• Job
Pictures are to be left out. Copy exactly the lines from the one containing "What Plotly code" to the one containing "import plotly.graph_objects as go", both ends kept.

Begin

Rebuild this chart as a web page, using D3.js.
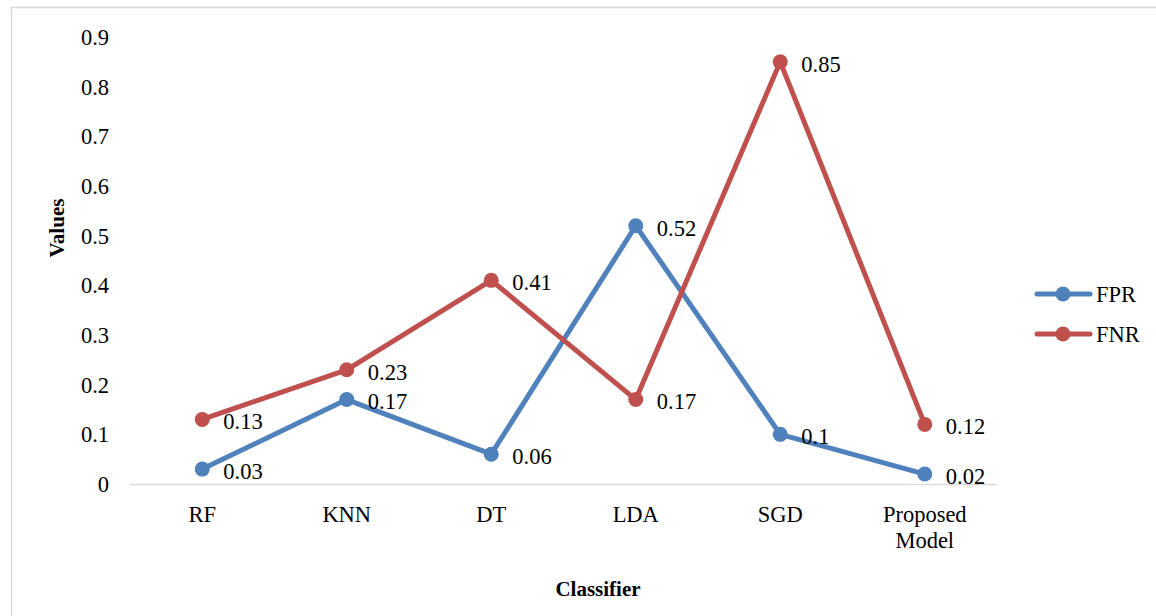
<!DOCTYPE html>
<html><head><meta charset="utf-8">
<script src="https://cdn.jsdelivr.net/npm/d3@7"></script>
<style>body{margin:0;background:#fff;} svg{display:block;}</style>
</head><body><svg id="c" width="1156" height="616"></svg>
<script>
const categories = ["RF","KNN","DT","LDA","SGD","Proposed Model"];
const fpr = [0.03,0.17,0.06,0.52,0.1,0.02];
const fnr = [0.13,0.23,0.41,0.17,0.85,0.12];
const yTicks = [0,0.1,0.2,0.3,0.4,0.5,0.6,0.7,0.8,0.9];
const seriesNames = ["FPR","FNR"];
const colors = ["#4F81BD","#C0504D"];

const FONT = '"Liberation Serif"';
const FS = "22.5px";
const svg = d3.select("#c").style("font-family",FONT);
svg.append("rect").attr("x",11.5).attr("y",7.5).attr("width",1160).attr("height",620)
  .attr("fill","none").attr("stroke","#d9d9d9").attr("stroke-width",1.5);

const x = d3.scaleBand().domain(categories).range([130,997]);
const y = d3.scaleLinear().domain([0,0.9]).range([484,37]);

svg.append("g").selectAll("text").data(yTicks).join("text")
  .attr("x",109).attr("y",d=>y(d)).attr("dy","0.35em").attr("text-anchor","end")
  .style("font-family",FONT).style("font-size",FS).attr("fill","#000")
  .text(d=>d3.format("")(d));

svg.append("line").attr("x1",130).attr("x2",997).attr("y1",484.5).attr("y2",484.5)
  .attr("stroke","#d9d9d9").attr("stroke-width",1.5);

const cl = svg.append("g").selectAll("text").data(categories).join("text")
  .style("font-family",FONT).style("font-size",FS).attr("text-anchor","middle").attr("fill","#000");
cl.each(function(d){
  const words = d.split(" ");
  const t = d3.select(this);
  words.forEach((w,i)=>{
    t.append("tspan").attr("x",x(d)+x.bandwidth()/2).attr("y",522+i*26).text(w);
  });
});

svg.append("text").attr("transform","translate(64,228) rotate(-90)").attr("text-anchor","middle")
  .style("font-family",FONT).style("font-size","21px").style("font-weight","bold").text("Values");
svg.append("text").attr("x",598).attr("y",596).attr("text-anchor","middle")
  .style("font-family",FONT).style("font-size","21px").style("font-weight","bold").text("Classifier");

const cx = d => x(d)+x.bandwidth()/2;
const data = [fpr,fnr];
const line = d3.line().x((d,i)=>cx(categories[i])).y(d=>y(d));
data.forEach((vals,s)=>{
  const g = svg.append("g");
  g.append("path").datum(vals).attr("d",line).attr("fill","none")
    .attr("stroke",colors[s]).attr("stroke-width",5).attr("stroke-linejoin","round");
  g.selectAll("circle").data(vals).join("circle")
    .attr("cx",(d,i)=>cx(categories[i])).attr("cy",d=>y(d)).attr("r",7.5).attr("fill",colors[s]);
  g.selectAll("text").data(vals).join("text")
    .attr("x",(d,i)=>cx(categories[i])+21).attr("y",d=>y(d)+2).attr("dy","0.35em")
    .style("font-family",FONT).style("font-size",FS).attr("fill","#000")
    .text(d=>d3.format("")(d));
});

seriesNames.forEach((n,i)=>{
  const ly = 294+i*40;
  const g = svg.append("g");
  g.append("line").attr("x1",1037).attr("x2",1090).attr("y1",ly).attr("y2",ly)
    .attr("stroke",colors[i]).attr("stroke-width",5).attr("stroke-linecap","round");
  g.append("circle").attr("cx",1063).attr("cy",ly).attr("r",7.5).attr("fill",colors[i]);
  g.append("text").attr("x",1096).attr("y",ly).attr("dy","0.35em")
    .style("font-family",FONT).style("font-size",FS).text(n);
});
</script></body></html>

End
Begin

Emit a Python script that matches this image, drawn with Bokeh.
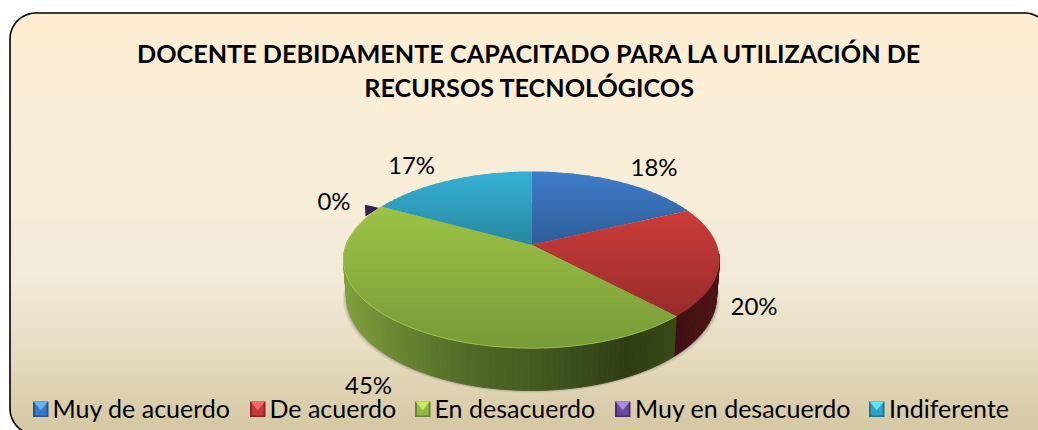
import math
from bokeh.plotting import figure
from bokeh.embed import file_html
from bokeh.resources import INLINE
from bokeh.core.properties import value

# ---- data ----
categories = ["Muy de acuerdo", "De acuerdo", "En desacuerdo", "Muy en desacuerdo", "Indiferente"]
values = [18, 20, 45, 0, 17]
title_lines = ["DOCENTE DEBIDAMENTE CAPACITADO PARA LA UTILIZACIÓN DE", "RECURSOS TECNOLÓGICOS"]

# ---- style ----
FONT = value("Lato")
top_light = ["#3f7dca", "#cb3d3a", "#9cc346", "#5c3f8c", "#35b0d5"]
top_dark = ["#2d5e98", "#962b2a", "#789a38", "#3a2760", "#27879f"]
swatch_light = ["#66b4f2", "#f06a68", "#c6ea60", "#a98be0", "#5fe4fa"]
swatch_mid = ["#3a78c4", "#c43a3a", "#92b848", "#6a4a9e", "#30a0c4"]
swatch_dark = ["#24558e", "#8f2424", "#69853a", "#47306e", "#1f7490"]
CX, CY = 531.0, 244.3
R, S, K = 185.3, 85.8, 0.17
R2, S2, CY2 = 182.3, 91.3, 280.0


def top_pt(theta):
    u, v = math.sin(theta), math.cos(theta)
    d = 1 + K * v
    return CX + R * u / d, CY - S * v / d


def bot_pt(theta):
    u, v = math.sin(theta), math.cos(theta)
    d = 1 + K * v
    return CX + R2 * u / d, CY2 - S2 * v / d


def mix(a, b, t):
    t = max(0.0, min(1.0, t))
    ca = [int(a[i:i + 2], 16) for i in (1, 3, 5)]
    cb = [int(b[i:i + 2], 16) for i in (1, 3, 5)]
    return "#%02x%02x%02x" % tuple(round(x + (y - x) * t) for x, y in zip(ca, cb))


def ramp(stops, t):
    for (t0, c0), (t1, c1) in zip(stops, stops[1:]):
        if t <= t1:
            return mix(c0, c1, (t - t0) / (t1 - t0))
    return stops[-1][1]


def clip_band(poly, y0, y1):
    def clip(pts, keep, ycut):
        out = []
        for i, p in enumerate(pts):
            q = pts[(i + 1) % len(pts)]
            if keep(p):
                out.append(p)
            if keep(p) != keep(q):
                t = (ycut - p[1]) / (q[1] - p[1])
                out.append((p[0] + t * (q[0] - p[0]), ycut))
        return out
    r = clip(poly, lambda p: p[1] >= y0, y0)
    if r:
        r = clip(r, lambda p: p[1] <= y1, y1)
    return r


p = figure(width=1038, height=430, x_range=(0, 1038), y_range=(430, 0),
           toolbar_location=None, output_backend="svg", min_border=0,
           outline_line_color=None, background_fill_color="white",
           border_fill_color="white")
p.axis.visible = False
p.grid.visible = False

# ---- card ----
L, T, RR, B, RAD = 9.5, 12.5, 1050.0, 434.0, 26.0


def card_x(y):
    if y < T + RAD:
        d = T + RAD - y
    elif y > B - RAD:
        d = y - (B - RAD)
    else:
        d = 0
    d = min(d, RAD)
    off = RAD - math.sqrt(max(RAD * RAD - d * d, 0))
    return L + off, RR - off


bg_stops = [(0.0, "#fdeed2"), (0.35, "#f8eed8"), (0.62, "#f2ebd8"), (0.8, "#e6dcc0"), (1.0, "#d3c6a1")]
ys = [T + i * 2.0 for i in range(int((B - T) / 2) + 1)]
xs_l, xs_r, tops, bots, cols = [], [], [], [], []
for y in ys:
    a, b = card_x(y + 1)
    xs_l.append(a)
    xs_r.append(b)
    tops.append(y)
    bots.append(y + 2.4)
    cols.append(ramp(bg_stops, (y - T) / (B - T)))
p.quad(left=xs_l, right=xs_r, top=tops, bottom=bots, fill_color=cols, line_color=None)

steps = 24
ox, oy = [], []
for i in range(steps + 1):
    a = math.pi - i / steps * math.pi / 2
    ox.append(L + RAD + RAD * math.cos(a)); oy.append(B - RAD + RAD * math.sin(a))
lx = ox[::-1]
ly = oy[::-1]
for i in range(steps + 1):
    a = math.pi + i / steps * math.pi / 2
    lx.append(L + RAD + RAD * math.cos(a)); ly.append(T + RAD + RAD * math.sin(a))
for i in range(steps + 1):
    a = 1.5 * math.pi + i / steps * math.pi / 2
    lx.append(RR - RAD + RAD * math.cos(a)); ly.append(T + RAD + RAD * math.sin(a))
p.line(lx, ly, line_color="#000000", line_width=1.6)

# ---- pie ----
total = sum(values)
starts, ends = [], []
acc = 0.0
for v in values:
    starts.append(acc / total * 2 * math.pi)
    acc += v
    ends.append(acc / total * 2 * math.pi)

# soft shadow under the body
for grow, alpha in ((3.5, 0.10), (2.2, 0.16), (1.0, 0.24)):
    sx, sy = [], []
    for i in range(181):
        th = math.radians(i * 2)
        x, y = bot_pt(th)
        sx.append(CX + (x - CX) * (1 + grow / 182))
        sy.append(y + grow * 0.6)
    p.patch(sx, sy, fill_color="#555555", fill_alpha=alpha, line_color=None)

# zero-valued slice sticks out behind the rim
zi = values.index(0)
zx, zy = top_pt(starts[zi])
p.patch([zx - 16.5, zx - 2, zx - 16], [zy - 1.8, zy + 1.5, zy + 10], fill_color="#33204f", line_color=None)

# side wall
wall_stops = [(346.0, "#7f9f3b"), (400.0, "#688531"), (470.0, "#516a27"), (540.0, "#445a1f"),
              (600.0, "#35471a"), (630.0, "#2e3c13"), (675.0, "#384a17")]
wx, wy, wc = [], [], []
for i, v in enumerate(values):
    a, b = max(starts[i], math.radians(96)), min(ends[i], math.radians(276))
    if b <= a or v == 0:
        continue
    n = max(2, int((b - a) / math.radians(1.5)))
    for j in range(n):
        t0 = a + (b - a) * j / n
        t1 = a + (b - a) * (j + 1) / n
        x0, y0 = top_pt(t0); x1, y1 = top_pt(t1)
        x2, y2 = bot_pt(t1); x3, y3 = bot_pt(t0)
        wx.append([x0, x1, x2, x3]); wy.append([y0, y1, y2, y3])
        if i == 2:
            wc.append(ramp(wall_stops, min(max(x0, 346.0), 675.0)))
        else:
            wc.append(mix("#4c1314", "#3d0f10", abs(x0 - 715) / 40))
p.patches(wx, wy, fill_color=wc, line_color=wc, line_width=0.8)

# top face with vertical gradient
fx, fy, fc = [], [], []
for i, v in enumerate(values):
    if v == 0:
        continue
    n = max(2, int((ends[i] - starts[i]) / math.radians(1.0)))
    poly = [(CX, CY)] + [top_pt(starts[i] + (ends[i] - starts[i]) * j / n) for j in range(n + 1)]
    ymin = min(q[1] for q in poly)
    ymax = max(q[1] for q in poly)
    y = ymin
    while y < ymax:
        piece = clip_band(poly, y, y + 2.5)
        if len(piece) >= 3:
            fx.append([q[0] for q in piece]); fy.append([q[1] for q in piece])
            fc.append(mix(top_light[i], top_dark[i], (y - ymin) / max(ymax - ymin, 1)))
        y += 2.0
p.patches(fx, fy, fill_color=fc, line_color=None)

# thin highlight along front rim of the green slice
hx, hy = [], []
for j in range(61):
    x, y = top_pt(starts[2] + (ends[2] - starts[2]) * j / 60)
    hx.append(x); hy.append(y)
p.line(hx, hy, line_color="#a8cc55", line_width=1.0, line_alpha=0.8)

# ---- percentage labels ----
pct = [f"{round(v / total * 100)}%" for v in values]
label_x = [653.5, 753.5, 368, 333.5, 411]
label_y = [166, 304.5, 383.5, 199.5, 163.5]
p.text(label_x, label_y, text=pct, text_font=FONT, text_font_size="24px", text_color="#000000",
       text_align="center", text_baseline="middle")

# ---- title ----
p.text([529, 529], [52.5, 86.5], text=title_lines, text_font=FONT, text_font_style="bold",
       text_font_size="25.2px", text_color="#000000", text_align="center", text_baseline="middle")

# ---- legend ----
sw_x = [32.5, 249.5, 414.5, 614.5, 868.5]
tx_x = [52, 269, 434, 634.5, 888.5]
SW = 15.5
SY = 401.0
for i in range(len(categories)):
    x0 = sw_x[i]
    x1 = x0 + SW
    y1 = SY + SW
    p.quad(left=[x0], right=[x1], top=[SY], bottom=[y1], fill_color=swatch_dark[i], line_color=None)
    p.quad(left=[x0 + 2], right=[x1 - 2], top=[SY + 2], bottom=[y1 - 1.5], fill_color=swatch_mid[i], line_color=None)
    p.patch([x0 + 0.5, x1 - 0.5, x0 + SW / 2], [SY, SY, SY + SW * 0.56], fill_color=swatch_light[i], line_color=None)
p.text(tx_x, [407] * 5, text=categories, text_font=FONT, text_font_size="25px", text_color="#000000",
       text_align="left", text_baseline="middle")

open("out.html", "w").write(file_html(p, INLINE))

End
Begin

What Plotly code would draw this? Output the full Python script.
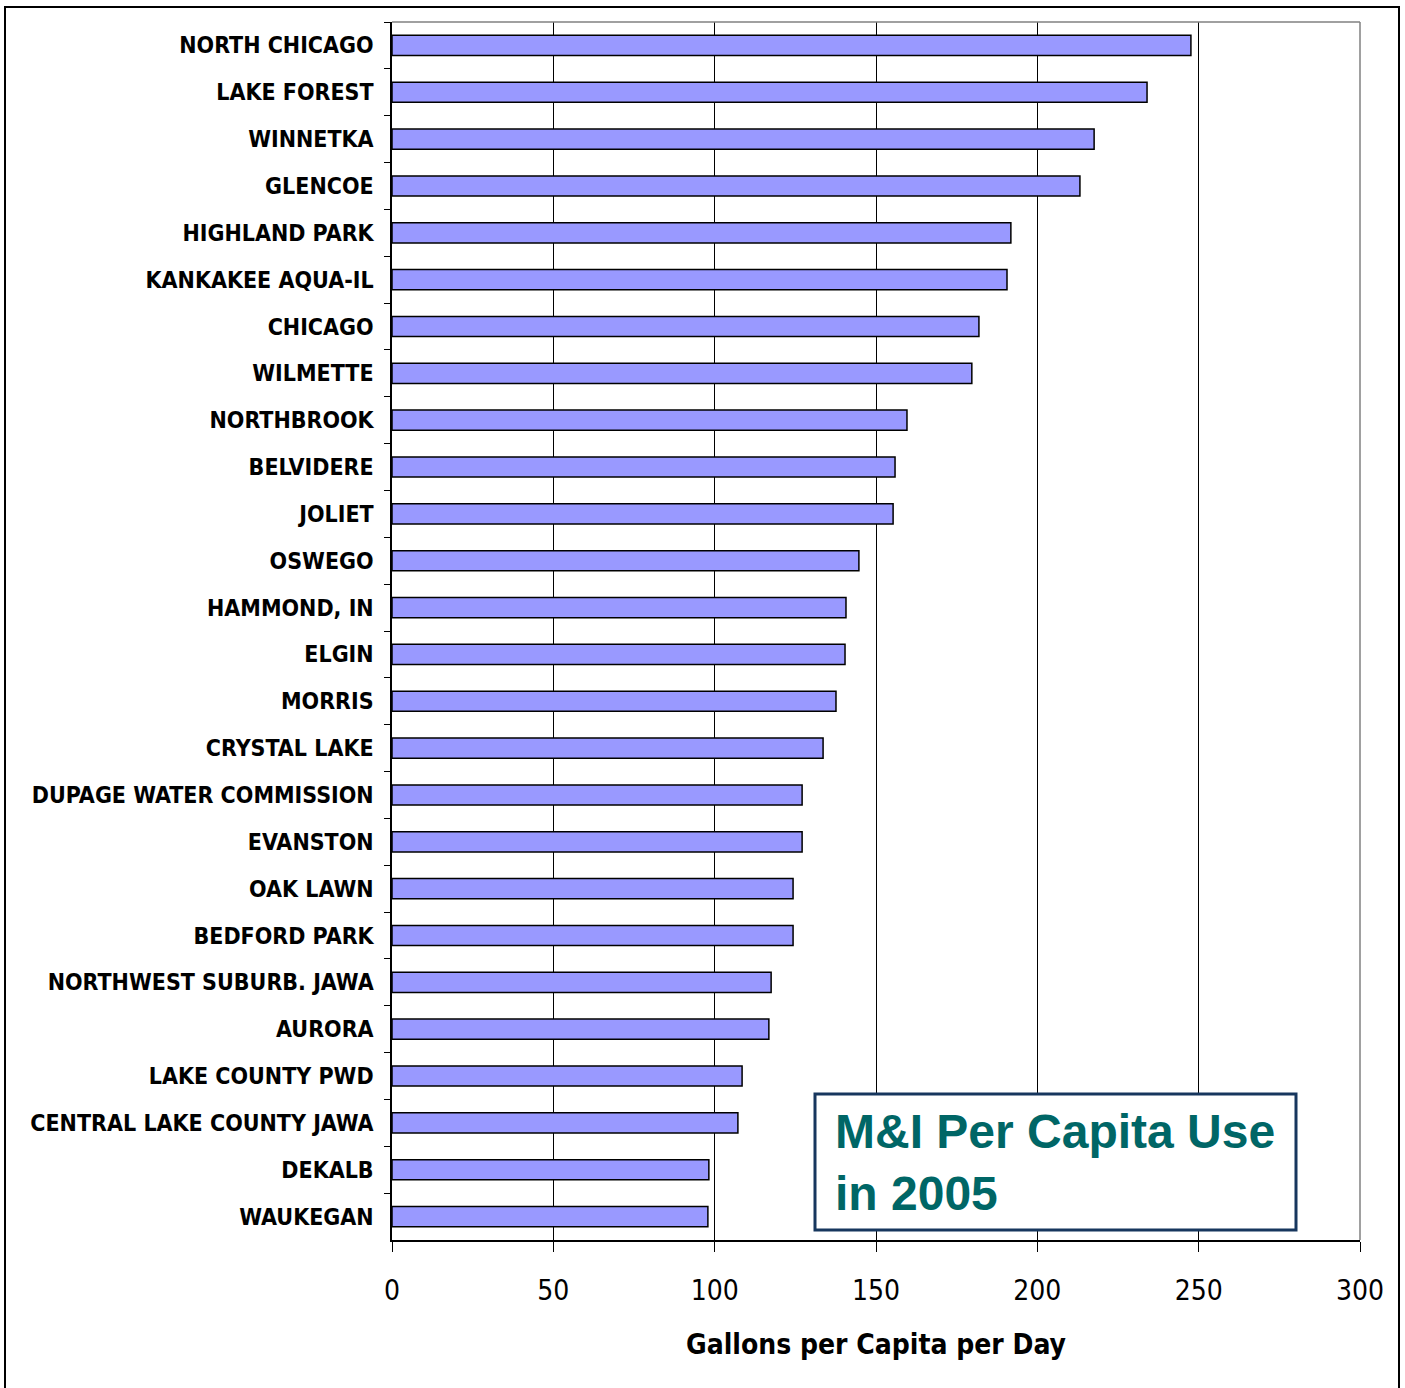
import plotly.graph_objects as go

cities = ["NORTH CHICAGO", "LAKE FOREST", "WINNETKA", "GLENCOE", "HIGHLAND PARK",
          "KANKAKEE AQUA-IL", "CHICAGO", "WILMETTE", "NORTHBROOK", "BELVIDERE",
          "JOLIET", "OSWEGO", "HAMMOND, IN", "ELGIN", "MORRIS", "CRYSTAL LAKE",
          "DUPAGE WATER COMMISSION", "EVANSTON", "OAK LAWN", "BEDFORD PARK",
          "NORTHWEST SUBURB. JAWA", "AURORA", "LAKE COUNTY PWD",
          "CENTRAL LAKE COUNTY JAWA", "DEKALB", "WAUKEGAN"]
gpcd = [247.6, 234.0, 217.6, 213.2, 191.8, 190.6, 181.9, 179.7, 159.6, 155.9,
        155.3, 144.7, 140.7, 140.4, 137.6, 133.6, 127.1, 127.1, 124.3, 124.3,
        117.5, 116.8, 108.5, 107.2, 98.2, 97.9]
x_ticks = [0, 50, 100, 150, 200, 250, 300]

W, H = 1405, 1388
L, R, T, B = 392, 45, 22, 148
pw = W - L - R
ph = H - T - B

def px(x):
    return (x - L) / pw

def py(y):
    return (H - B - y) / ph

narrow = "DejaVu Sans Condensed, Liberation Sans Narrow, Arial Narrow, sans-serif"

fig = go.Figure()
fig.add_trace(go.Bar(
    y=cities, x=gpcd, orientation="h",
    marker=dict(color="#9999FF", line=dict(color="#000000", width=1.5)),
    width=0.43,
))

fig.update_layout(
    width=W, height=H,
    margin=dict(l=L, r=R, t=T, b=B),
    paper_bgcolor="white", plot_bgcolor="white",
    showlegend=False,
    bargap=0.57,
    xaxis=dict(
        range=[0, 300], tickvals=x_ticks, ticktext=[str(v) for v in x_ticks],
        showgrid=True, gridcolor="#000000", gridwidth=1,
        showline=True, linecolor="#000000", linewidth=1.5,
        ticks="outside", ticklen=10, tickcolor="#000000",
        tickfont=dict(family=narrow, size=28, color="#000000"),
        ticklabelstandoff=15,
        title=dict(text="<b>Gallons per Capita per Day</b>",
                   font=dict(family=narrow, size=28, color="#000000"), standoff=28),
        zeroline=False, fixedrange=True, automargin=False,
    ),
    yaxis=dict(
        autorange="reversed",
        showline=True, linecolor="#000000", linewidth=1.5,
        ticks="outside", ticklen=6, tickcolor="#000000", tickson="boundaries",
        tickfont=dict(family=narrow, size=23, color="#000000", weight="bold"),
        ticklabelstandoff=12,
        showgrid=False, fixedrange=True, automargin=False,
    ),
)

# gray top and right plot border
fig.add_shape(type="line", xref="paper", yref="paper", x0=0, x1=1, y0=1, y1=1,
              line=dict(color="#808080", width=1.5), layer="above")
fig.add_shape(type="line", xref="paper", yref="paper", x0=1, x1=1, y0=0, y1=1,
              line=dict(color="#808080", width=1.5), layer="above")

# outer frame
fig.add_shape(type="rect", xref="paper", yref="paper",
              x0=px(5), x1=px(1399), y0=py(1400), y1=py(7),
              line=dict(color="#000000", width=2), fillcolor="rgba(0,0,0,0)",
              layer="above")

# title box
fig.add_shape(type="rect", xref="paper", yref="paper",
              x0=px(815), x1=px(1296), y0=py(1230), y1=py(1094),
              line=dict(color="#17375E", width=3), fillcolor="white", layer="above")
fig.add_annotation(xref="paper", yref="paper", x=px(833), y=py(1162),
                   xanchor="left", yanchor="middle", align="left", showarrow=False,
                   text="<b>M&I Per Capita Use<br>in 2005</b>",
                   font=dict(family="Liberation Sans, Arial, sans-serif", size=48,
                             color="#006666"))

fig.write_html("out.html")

End

• Solution for this problem
What Plotly code would draw this? Output the full Python script.
import plotly.graph_objects as go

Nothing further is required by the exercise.